Simple but Powerful Pratt Parsing › 递归下降和左递归 Recursive descent and left-recursion [#265]

手写解析器的最简单技术是 递归下降 ( recursive descent ) ,它将文法建模为一组相互递归的函数。例如,上述文法片段可以写成这样:
The simplest technique for hand-writing a parser is recursive descent, which models the grammar as a set of mutually recursive functions. For example, the above item grammar fragment can look like this:

fn item(p: &mut Parser) {
    match p.peek() {
        STRUCT_KEYWORD => struct_item(p),
        ENUM_KEYWORD   => enum_item(p),
        ...
    }
}

fn struct_item(p: &mut Parser) {
    p.expect(STRUCT_KEYWORD);
    name(p);
    p.expect(L_CURLY);
    field_list(p);
    p.expect(R_CURLY);
}

...

传统上,教科书指出左递归文法是这种方法的 阿喀琉斯之踵 ( Achilles heel ) ,并利用这一缺点来促使产生更高级的 LR 解析技术。一种有问题的文法示例如下:
Traditionally, text-books point out left-recursive grammars as the Achilles heel of this approach, and use this drawback to motivate more advanced LR parsing techniques.
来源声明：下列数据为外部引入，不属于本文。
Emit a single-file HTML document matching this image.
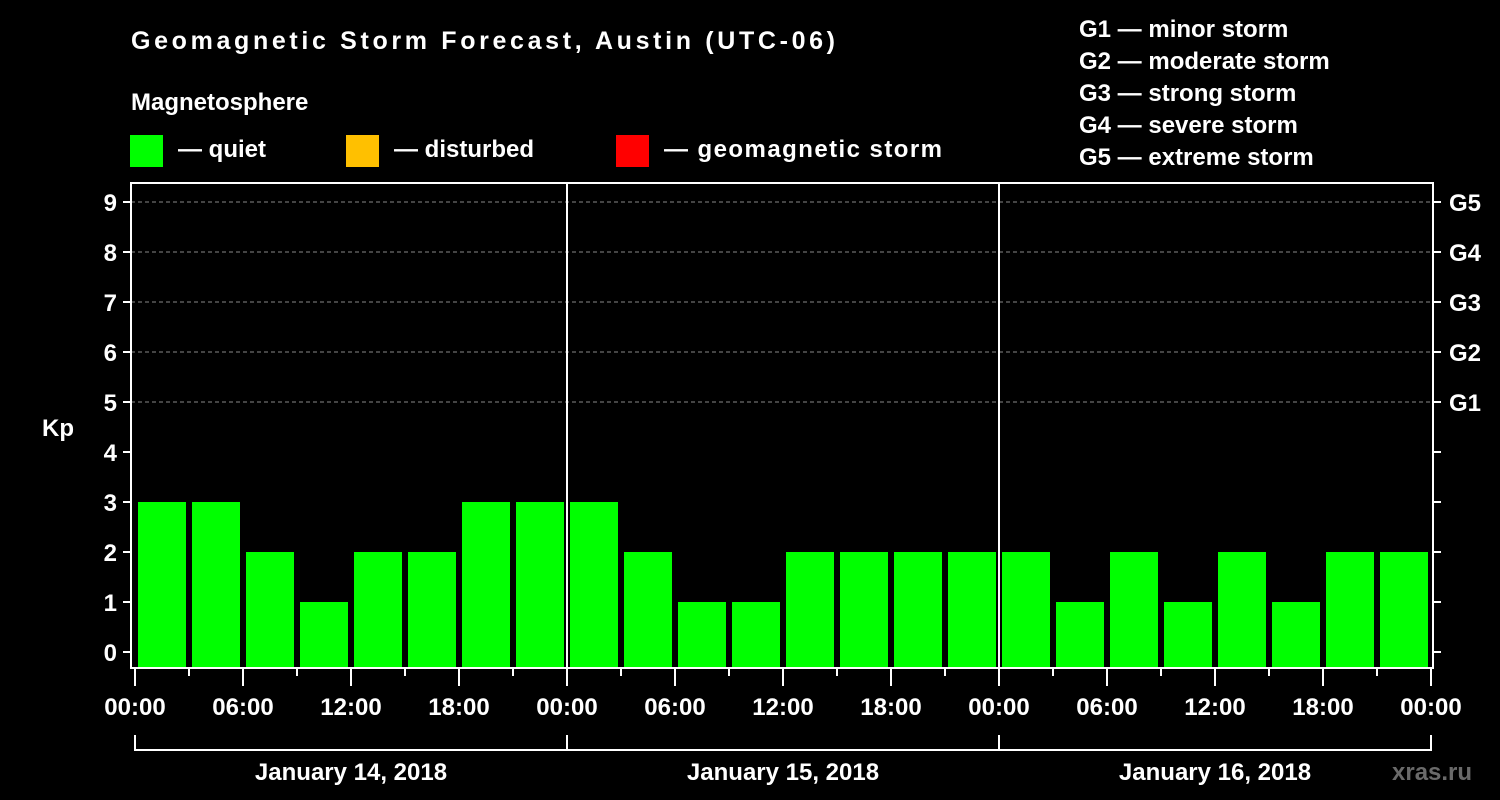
<!DOCTYPE html>
<html><head><meta charset="utf-8"><style>
html,body{margin:0;padding:0;background:#000;}
svg{display:block;}
text{font-family:"Liberation Sans",Arial,sans-serif;font-weight:bold;fill:#fff;}
</style></head><body>
<svg id="chart" width="1500" height="800" viewBox="0 0 1500 800">
<rect width="1500" height="800" fill="#000"/>
<text x="131" y="49" font-size="25" textLength="704">Geomagnetic Storm Forecast, Austin (UTC-06)</text>
<text x="131" y="110" font-size="24">Magnetosphere</text>
<g><rect x="130" y="135" width="33" height="32" fill="#00ff00"/><text x="178" y="157" font-size="24">— quiet</text></g>
<g><rect x="346" y="135" width="33" height="32" fill="#ffc000"/><text x="394" y="157" font-size="24">— disturbed</text></g>
<g><rect x="616" y="135" width="33" height="32" fill="#ff0000"/><text x="664" y="157" font-size="24" textLength="278">— geomagnetic storm</text></g>
<g font-size="24">
<text x="1079" y="37">G1 — minor storm</text>
<text x="1079" y="69">G2 — moderate storm</text>
<text x="1079" y="101">G3 — strong storm</text>
<text x="1079" y="133">G4 — severe storm</text>
<text x="1079" y="165">G5 — extreme storm</text>
</g>
<text x="42" y="436" font-size="24">Kp</text>
<text x="1392" y="780" font-size="24" fill="#666" style="fill:#6a6a6a">xras.ru</text>
<g id="grid"></g><g id="bars"></g><g id="axes"></g>
</svg>
<script>
const kpValues = [3,3,2,1,2,2,3,3, 3,2,1,1,2,2,2,2, 2,1,2,1,2,1,2,2];
const yTicks = [0,1,2,3,4,5,6,7,8,9];
const gLabels = ["G1","G2","G3","G4","G5"];
const gLevels = [5,6,7,8,9];
const hourLabels = ["00:00","06:00","12:00","18:00"];
const dayLabels = ["January 14, 2018","January 15, 2018","January 16, 2018"];

const NS="http://www.w3.org/2000/svg";
const X0=135, SLOT=54, L=131, R=1433, T=183, B=668;
const x = i => X0 + i*SLOT;
const y = v => 652 - v*50;
function mk(tag, attrs, parent){const e=document.createElementNS(NS,tag);for(const k in attrs)e.setAttribute(k,attrs[k]);parent.appendChild(e);return e;}
const grid=document.getElementById('grid'), bars=document.getElementById('bars'), axes=document.getElementById('axes');

gLevels.forEach((lv,i)=>{
  const ln=mk('line',{x1:L,x2:R,y1:y(lv),y2:y(lv),stroke:'#888','stroke-width':1,'stroke-dasharray':'4,3'},grid);
  
  
  const tk=mk('line',{x1:R,x2:R+8,y1:y(lv),y2:y(lv),stroke:'#fff','stroke-width':2},axes);
  
  
  const t=mk('text',{x:R+16,y:y(lv)+9,'font-size':24},axes); t.textContent=gLabels[i];
  
  
});
for(let v=0;v<5;v++){
  const tk=mk('line',{x1:R,x2:R+8,y1:y(v),y2:y(v),stroke:'#fff','stroke-width':2},axes);
  
  
}
kpValues.forEach((v,i)=>{
  const c = v>=5?'#ff0000':(v>=4?'#ffc000':'#00ff00');
  const r=mk('rect',{x:x(i)+3,y:y(v),width:48,height:B-y(v),fill:c},bars);
  
  
});
yTicks.forEach(v=>{
  const tk=mk('line',{x1:L-8,x2:L,y1:y(v),y2:y(v),stroke:'#fff','stroke-width':2},axes);
  
  
  const t=mk('text',{x:L-14,y:y(v)+9,'font-size':24,'text-anchor':'end'},axes); t.textContent=v;
  
  
});
const box=mk('rect',{x:L,y:T,width:R-L,height:B-T,fill:'none',stroke:'#fff','stroke-width':2},axes);


[8,16].forEach(i=>{
  const s=mk('line',{x1:x(i),x2:x(i),y1:T,y2:B,stroke:'#fff','stroke-width':2},axes);
  
  
});
for(let i=0;i<=24;i++){
  const major=i%2===0;
  const tk=mk('line',{x1:x(i),x2:x(i),y1:B,y2:major?686:676,stroke:'#fff','stroke-width':2},axes);
  
  
  if(major){
    const t=mk('text',{x:x(i),y:715,'font-size':24,'text-anchor':'middle'},axes);
    t.textContent=hourLabels[(i/2)%4];
    
    
  }
}
dayLabels.forEach((d,k)=>{
  const a=x(k*8), b=x(k*8+8);
  const p=mk('path',{d:`M${a},735 V750 H${b} V735`,fill:'none',stroke:'#fff','stroke-width':2},axes);
  
  
  const t=mk('text',{x:(a+b)/2,y:780,'font-size':24,'text-anchor':'middle'},axes); t.textContent=d;
  
  
});
</script>
</body></html>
An example of problematic grammar can look like this:

Sum ::=
    Sum '+' Int
  | Int

确实,如果我们朴素地编码 sum 函数,这不会太有用:
Indeed, if we naively code the sum function, it wouldn’t be too useful:

fn sum(p: &mut Parser) {
    // Try first alternative
    sum(p); 
    p.expect(PLUS);
    int(p);

    // If that fails, try the second one
    ...
}

  1. 到这里,我们会立即进入循环并导致堆栈溢出
(1): At this point we immediately loop and overflow the stack

理论上讲,解决这个问题需要重写语法以消除左递归。然而在实际操作中,对于手写解析器,解决方案要简单得多⸺打破纯递归范式,使用循环:
A theoretical fix to the problem involves rewriting the grammar to eliminate the left recursion. However in practice, for a hand-written parser, a solution is much simpler — breaking away with a pure recursive paradigm and using a loop:

fn sum(p: &mut Parser) {
    int(p);
    while p.eat(PLUS) {
        int(p);
    }
}